Group to sue over Donde law

Mr Stephen Mutoro (right), secretary general, Consumers Federation of Kenya. The federation says it will move to the Supreme Court seeking a reversal of a decision that removed controls on interest rates under a legal amendment in 2000.

The Consumer Federation of Kenya will move to the Supreme Court seeking a reversal of a decision that removed controls on interest rates under a legal amendment in 2000.

The controls had been imposed through the Central Bank of Kenya (Amendment) Bill 2000, popularly known as the Donde Act after former Gem MP Joe Donde who successfully moved the proposals in Parliament.

The law had imposed a spread of four percentage points as a ceiling between lending and the 91-day Treasury bill rates.

Thus with the 91 T-bill rate at about nine per cent as is the case currently, the lending rate would not legally exceed 13 per cent to any borrower.

On the other hand, the law specified that the deposit rate was also supposed to be no less than four percentage points below the prevailing T-bill rate.

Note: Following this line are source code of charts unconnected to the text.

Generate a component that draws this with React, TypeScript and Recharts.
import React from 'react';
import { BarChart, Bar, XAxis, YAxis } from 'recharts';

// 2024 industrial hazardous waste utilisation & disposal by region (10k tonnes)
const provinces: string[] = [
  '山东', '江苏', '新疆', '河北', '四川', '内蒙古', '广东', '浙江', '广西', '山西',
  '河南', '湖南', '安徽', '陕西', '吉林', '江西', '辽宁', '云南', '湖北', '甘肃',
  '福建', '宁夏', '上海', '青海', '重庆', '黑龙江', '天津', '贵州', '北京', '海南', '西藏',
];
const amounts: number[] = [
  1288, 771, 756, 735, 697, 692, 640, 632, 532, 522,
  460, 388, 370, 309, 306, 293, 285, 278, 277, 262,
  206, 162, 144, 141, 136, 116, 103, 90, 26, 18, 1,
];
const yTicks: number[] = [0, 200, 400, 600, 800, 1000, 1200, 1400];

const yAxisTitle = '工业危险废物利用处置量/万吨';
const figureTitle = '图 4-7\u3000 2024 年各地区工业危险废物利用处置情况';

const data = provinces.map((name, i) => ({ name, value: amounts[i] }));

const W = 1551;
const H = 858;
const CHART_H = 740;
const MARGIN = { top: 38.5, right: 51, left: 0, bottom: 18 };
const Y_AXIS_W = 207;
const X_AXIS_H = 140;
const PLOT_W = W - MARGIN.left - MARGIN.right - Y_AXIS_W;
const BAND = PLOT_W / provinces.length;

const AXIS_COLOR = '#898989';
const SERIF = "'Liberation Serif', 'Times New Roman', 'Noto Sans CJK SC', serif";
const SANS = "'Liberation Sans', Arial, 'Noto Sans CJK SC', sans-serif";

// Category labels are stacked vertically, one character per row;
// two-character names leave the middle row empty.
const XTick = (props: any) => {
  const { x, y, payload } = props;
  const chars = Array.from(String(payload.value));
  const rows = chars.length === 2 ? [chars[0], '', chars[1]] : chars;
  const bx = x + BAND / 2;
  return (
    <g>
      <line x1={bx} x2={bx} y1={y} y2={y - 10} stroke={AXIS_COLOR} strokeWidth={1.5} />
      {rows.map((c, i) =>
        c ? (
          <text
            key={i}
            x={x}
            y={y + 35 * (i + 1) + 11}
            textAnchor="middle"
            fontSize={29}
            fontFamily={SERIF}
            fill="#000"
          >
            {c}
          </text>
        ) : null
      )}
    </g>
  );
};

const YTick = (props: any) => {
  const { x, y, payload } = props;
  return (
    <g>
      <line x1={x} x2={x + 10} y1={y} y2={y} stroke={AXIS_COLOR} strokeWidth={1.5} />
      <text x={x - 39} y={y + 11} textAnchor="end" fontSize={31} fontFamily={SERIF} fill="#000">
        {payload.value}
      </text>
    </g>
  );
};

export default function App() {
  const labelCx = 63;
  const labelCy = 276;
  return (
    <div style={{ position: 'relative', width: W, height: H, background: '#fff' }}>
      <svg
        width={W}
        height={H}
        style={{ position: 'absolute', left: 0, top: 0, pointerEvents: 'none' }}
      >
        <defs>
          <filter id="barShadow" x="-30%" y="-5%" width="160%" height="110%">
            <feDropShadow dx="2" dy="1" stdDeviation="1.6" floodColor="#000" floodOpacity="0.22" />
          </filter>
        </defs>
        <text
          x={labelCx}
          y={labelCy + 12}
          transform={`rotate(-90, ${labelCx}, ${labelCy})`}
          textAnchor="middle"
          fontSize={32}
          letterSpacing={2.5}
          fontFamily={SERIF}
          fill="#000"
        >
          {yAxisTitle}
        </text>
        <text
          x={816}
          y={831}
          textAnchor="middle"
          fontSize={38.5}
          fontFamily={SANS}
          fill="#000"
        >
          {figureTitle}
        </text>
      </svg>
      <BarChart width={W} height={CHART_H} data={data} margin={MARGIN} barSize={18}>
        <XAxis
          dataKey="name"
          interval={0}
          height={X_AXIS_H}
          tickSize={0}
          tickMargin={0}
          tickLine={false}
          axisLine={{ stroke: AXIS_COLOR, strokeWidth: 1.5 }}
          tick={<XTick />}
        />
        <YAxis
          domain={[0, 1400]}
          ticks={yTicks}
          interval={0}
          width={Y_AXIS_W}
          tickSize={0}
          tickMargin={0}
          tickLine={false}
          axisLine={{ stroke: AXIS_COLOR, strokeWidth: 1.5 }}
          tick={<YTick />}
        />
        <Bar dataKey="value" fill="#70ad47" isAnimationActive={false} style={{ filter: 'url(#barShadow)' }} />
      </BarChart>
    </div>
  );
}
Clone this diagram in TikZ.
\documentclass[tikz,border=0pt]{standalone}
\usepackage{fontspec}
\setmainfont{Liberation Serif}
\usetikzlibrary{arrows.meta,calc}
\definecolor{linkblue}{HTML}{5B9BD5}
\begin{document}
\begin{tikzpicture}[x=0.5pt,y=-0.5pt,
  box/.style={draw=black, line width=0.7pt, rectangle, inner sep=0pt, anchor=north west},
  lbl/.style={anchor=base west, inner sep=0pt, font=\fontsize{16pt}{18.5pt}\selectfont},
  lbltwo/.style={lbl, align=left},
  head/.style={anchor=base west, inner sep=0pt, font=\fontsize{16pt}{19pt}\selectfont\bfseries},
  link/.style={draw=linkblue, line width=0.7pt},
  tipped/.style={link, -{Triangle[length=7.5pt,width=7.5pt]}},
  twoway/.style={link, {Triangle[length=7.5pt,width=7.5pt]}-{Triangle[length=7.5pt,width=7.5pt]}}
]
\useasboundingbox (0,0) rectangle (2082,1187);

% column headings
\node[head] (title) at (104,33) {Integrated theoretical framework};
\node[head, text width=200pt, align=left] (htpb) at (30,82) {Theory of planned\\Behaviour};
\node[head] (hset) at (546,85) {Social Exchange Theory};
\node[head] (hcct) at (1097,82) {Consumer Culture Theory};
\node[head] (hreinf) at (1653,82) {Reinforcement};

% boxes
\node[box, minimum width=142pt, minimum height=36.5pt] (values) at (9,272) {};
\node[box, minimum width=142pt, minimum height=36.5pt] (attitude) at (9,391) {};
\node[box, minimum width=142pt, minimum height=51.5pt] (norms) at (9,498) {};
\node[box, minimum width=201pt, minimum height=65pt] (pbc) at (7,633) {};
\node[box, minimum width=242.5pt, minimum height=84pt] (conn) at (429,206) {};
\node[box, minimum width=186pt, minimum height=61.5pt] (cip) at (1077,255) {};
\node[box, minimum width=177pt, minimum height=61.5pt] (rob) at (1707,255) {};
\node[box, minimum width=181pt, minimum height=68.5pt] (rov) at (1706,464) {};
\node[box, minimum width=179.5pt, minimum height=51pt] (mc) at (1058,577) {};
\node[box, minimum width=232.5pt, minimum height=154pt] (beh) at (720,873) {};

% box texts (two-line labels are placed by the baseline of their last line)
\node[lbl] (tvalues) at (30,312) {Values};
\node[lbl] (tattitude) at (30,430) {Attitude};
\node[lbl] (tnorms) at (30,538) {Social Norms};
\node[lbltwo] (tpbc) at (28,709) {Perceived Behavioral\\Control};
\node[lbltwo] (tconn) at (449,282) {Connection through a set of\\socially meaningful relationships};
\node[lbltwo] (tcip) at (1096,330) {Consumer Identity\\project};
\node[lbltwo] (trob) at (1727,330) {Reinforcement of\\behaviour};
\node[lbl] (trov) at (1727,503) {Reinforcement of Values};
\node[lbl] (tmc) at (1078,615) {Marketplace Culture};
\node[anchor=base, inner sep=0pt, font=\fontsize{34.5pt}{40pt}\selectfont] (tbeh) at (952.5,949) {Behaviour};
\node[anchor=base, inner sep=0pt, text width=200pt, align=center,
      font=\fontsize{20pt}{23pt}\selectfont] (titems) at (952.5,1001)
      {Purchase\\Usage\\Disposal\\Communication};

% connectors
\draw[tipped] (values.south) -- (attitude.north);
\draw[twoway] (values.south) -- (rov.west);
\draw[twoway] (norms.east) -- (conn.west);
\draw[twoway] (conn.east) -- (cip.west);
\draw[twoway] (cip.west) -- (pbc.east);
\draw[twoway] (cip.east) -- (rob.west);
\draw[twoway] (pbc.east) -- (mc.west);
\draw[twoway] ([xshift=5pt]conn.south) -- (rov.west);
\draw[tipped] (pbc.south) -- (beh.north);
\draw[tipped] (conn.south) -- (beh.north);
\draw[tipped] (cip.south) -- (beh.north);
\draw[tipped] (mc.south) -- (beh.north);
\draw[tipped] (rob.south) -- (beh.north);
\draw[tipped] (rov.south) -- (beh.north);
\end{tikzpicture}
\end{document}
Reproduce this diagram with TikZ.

At the current T-bill rate, the deposit rate would be at least five per cent. The clause was meant to stop profiteering by banks at the expense of firms and individuals who were then in financial distress and were being declared bankrupt.

Banks perennially made profits even when the rest of economy was performing badly.

In 2010, average return for listed firms was about 30 per cent, but banks increased their profitability by about 50 per cent in the same year.

“We are going to move to the Supreme Court to bring back the Donde Act which was defeated at the Court of Appeal years back,” said Stephen Mutoro, the secretary general of Cofek, during a press conference at Panafrique Hotel Wednesday.

Mr Mutoro said that consumers cannot stand a situation where banks are making huge profits at the expense of the rest of the economy and the consumers continue to face escalating prices on all fronts.

The Court of Appeal decision in 2001 led banking industry to ignore the curbs on interest rates put by the Donde Act. A misunderstanding arose after the then President Moi signed into law the bill with a retrospective commencement date of January 1, 2001, while the signed law itself was dated August 6, 2001 which caused banks to go to court for interpretation.